H.264「ALL-I」モードでの収録はやはりかなり容量を食う上にカードのスピードも要求するようだ。会場で特別セミナーを聴いたところではビットレートがかなりバラけるようなので、これも実際に使ってみないと何とも言えない。

他に嬉しい改良点は…
・ヘッドフォン端子(重要!)と音声レベルメーター
・記録時間表示が可能になり、もちろんTC記録にも対応
・CF・SDカードのデュアルスロット、Eye-Fi対応
・サブ電子ダイヤルが静音動作に対応したこと
・大型化した液晶画面!

さらに7Dを使っていて個人的に気になっていた点の一つ、EFズームレンズの自動絞り機構がライブビュー撮影時のズーム操作中に設定値にかかわらず微動する問題もチェックしてみた。記録されたファイルを大画面で再生して見ないと最終的に判断できないが、液晶で見る限りは概ね解消されている感じはした。

ただ、残念ながら少々改悪された部分もある。
ライブビューの拡大フォーカスが左手側の拡大縮小ボタンでしかできなくなっていた。
これはマニュアルフォーカス操作をする上で左手が行ったりきたりすることになり、大変に使い勝手が悪い。これは会場で触った他の方も結構指摘されていたようで、要望が多ければ今後のファームアップで対応検討するとの回答を得た。もう右手の親指はほとんど拡大フォーカスかRECで慣れてしまっているし、なるべく対応して欲しい。
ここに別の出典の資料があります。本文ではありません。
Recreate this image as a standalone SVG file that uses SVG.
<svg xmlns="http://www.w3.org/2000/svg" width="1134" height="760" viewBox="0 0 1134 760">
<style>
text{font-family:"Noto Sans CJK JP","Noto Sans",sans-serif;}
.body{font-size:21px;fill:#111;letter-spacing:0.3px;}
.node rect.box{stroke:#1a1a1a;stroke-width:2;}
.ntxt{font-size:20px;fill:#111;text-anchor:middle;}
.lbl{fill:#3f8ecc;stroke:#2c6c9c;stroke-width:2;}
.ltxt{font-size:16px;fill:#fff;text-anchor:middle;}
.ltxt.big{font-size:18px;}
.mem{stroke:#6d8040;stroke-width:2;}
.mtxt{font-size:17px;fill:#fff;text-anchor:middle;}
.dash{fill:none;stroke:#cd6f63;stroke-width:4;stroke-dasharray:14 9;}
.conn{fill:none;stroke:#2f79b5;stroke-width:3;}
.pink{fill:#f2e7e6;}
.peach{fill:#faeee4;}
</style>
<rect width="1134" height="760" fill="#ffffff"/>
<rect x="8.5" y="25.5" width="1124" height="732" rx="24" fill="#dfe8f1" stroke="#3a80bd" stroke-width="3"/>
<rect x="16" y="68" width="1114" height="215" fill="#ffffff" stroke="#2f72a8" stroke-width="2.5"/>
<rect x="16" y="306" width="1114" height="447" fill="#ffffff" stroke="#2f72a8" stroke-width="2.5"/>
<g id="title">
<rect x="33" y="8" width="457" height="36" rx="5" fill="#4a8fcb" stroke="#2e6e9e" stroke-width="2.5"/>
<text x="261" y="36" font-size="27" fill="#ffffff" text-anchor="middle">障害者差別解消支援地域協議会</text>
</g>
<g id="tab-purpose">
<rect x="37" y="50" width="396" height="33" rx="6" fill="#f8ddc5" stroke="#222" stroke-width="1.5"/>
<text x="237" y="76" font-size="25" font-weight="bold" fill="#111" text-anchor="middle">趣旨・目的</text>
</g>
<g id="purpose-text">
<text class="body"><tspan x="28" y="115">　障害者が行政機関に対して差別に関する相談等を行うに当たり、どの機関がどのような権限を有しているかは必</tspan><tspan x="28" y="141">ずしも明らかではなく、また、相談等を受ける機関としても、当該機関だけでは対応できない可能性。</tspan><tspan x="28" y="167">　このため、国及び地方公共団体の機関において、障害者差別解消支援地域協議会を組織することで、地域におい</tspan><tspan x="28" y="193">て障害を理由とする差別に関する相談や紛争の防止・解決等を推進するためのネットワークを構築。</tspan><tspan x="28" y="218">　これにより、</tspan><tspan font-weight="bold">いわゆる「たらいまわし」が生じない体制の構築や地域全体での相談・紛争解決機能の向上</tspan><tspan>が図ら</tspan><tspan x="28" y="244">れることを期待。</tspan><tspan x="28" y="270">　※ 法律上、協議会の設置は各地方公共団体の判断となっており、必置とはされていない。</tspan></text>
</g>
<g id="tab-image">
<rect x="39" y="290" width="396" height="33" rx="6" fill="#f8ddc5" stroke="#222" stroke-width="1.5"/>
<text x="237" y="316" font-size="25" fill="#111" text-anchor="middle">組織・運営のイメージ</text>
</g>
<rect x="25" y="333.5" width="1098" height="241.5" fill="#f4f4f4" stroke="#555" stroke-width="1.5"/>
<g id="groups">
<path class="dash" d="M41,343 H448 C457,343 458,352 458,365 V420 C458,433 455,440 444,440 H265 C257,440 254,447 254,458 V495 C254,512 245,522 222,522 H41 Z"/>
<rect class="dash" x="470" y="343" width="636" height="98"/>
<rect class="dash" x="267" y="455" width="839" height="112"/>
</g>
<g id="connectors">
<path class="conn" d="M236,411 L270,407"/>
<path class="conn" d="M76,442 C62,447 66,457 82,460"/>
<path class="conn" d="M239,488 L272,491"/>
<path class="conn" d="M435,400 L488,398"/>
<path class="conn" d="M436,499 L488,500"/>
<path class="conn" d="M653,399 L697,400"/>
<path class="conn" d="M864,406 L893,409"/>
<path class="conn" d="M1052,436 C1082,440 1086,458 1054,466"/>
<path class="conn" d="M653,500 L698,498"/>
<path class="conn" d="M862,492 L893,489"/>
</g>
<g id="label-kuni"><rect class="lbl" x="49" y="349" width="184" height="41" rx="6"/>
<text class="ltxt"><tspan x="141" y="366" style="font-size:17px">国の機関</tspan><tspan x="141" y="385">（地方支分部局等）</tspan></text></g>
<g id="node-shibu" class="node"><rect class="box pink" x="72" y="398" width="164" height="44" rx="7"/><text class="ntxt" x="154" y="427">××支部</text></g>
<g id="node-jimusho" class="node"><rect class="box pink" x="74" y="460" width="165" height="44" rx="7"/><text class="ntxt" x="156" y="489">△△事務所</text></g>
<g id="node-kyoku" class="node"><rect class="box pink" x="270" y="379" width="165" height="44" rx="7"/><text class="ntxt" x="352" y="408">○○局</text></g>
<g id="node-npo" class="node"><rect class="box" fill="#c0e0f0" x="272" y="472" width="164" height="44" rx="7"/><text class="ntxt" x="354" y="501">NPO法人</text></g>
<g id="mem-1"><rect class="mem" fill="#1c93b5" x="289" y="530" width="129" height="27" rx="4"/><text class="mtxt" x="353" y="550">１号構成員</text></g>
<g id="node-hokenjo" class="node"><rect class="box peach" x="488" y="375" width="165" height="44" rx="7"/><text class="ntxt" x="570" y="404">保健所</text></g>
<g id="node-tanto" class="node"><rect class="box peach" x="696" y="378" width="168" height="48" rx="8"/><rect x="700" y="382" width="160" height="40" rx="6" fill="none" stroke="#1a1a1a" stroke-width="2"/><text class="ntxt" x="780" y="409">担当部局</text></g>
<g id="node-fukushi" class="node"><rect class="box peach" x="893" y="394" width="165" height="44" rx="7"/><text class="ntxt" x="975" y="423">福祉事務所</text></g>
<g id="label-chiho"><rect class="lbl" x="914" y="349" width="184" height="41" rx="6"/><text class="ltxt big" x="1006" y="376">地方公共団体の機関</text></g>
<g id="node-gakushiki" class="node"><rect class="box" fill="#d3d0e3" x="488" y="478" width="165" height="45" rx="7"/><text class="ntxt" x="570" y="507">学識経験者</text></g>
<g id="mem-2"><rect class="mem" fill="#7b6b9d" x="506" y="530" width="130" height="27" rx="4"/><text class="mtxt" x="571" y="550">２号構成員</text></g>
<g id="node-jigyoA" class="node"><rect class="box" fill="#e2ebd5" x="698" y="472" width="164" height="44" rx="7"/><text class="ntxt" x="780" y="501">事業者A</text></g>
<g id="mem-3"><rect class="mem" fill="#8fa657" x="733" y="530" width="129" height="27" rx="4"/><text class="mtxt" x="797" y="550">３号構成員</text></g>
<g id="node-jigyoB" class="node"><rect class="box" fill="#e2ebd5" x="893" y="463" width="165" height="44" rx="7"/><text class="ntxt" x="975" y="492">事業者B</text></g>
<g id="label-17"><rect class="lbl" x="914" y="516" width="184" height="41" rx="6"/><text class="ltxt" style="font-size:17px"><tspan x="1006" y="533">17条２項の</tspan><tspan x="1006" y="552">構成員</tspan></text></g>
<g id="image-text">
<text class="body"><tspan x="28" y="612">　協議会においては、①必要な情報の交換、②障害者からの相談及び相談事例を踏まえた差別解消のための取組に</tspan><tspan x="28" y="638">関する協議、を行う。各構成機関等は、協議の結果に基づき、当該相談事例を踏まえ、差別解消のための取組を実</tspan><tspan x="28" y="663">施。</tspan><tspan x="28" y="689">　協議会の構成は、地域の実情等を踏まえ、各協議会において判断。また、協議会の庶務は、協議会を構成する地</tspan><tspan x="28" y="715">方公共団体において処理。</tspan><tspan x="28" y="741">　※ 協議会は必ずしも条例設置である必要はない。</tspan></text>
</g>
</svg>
会場では、新型レンズEF 24-70mm F2.8 L IIが付いた5D IIIが二台用意されていて、どちらもほぼ国内初披露? とあって長蛇の列。ほぼ1時間待ちでようやく触れたが、とても良いレンズだった。ズーム操作はシュッと気持ちよく動き、フォーカスもガサガサしたりツルツル滑る安っぽさは皆無。まぁ20万オーバーのフラグシップ標準ズームなので当たり前といえば当たり前だが…

キットレンズEF 24-105mm F4 ISはいい加減に後継が出てもいいんじゃないか…このボディの塗装との質感の差はいかんともしがたい。

EOS C300の時も書いたが、5D Mark IIIもまたEOS MOVIEの画質面や使い勝手などに対して出された「プロからの要求」を丁寧に吸い上げて穴を全部埋めた、実に手堅いスペックのキャメラという印象が強い。

気になる価格は、発売前予約最安でボディのみ32万円台前半…
高いという人が多いようだが、私はそこまで高くないと思う。
先月にNikonがD800を発表した印象も手伝って、地味な改良に対して割高に見えてしまったのか。
あるいは今回、Mark IIで歴史に残る名機となった5Dが3年半ぶりのアップグレードということで異常に期待値が高い人が多かったのか(私もその一人だったし)
しかしいずれにせよ、写真機としても動画機としても着実な進化を遂げたEOS 5D Mark IIIは、はっきり言って死角なし。EOSを動画メインで使ってる人は買い換え必須。静止画メインで使う人は…7Dや60Dからのアップグレードであればオススメである。




3月末発売予定だが、私自身は購入資金も足りないので当分の間は価格変動とにらめっこの予定。